Coragem, desencanto e beleza

Coragem, desencanto e beleza

Coragem é a capacidade que temos para agir apesar do medo, do temor e da intimidação. Enfrentar obstáculos, mesmo que aparentem ser intransponíveis e pesados. Seguir em frente a despeito de qualquer dificuldade, por mais desanimadoras que sejam. Um cenário que vivenciamos com certa frequência na vida, mas que, nesses tempos mais bicudos, parece ser ainda mais intenso.

Nessa semana, me vi pensando em duas poesias que dizem muito sobre o momento em que vivemos.
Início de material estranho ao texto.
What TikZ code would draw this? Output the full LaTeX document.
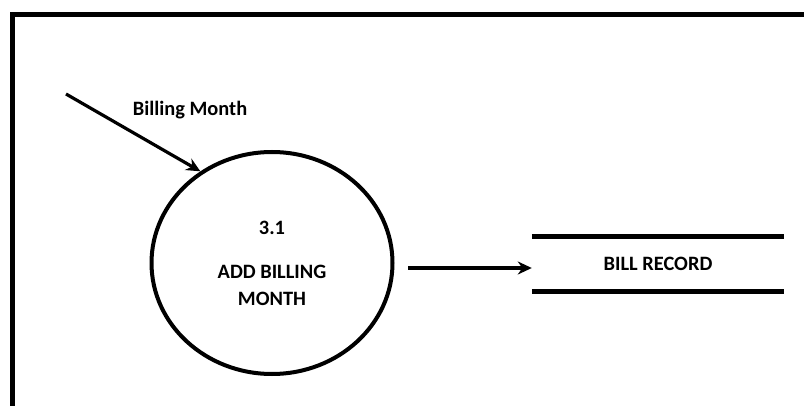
\documentclass[tikz,border=0pt]{standalone}
\usepackage{fontspec}
\setmainfont{Carlito}
\usetikzlibrary{shapes.geometric,arrows.meta}

\begin{document}
\begin{tikzpicture}[x=1pt,y=-1pt]
\tikzstyle{every node}=[font=\fontsize{20.4}{27}\selectfont\bfseries, inner sep=0pt]
\tikzstyle{flow}=[line width=3.2pt, -{Stealth[length=14pt,width=13pt]}]
\useasboundingbox (0,0) rectangle (804,406);
\draw[line width=5pt] (12,406) -- (12,15) -- (804,15);
% process
\node[shape=ellipse, draw=black, line width=4pt, minimum width=241pt, minimum height=222pt] (proc) at (272,263) {};
\node (num) at (272,228) {3.1};
\node[align=center] (name) at (272,285) {ADD BILLING\\MONTH};
% data store
\node[minimum width=252pt, minimum height=54pt] (store) at (658,264) {BILL RECORD};
\draw[line width=5pt] (store.north west) -- (store.north east);
\draw[line width=5pt] (store.south west) -- (store.south east);
% flows
\coordinate (src) at (66,94);
\node (lbl) at (190,110) {Billing Month};
\coordinate (out) at (408,268);
\draw[flow] (src) -- (proc.128);
\draw[flow] (out) -- (out -| store.west);

\end{tikzpicture}
\end{document}
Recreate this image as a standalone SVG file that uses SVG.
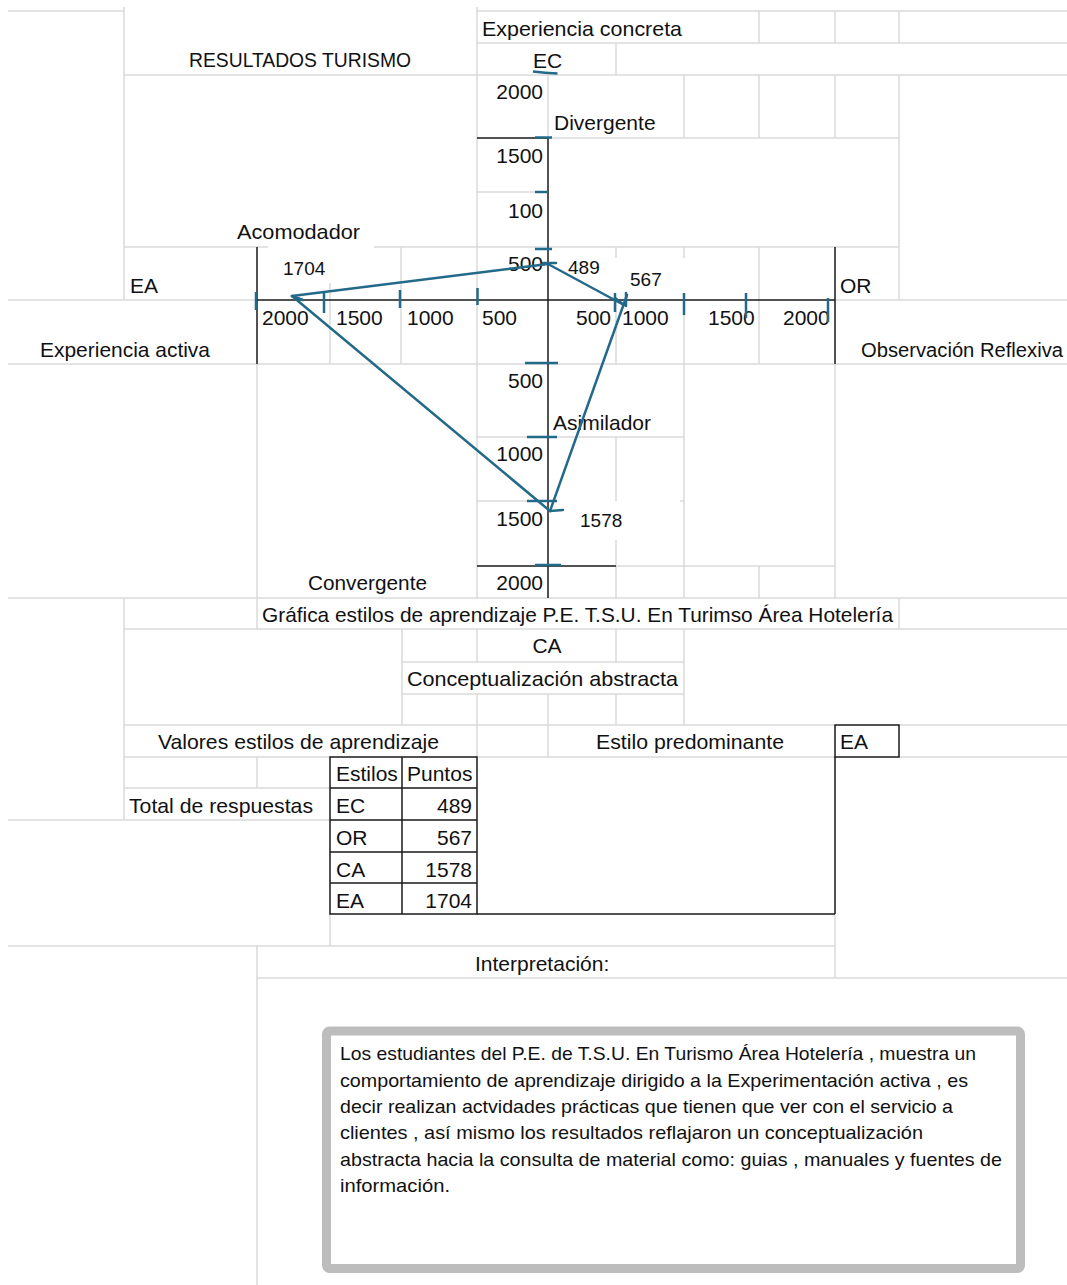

Gostaria de compartilhar, porque acredito que as duas dizem muito sobre um jeito de encarar a vida.

Segundo Guimarães Rosa, 

“ O correr da vida embrulha tudo.
A vida é assim: esquenta e esfria,
aperta e daí afrouxa,
sossega e depois desinquieta.
O que ela quer da gente é coragem”

Já o poeta Carlos Drummond de Andrade, no poema “Os ombros suportam o mundo”, em 1935, escreveu o que parece o contrário de se ter coragem. Dá a entender certa carência de esperança.

“Chega um tempo em que não se diz mais: meu Deus. 
Tempo de absoluta depuração. 
Tempo em que não se diz mais: meu amor. 
Porque o amor resultou inútil. 
E os olhos não choram. 
E as mãos tecem apenas o rude trabalho. 
E o coração está seco. 

Em vão mulheres batem à porta, não abrirás. 
Ficaste sozinho, a luz apagou-se,
mas na sombra teus olhos resplandecem enormes. 
És todo certeza, já não sabes sofrer. 
E nada esperas de teus amigos. 

Pouco importa venha a velhice, que é a velhice? 
Teus ombros suportam o mundo
e ele não pesa mais que a mão de uma criança. 
As guerras, as fomes, as discussões
dentro dos edifícios provam
apenas que a vida prossegue
e nem todos se libertam ainda. 

Alguns, achando bárbaro o espetáculo,
prefeririam (os delicados) morrer. 
Chegou um tempo em que não adianta morrer. 
Chegou um tempo em que a vida é uma ordem. 
A vida apenas, sem mistificação”.

Esses dois poetas conseguem falar ao nosso coração e nos fazem pensar sobre trajetórias a percorrer. Ter coragem para tudo e agir diante daquilo que nos intimida pode ser o início de uma vida melhor, desbravando novos rumos e procurando saídas.

Mesmo na desesperança, acredito cada vez mais que é preciso ter essa coragem — e fé. Sabemos que o mundo está tristemente pesado, mas é cada vez mais necessário achar caminhos para encarar as muitas tristezas que surgem e procurar beleza no que há de, aparentemente, banal.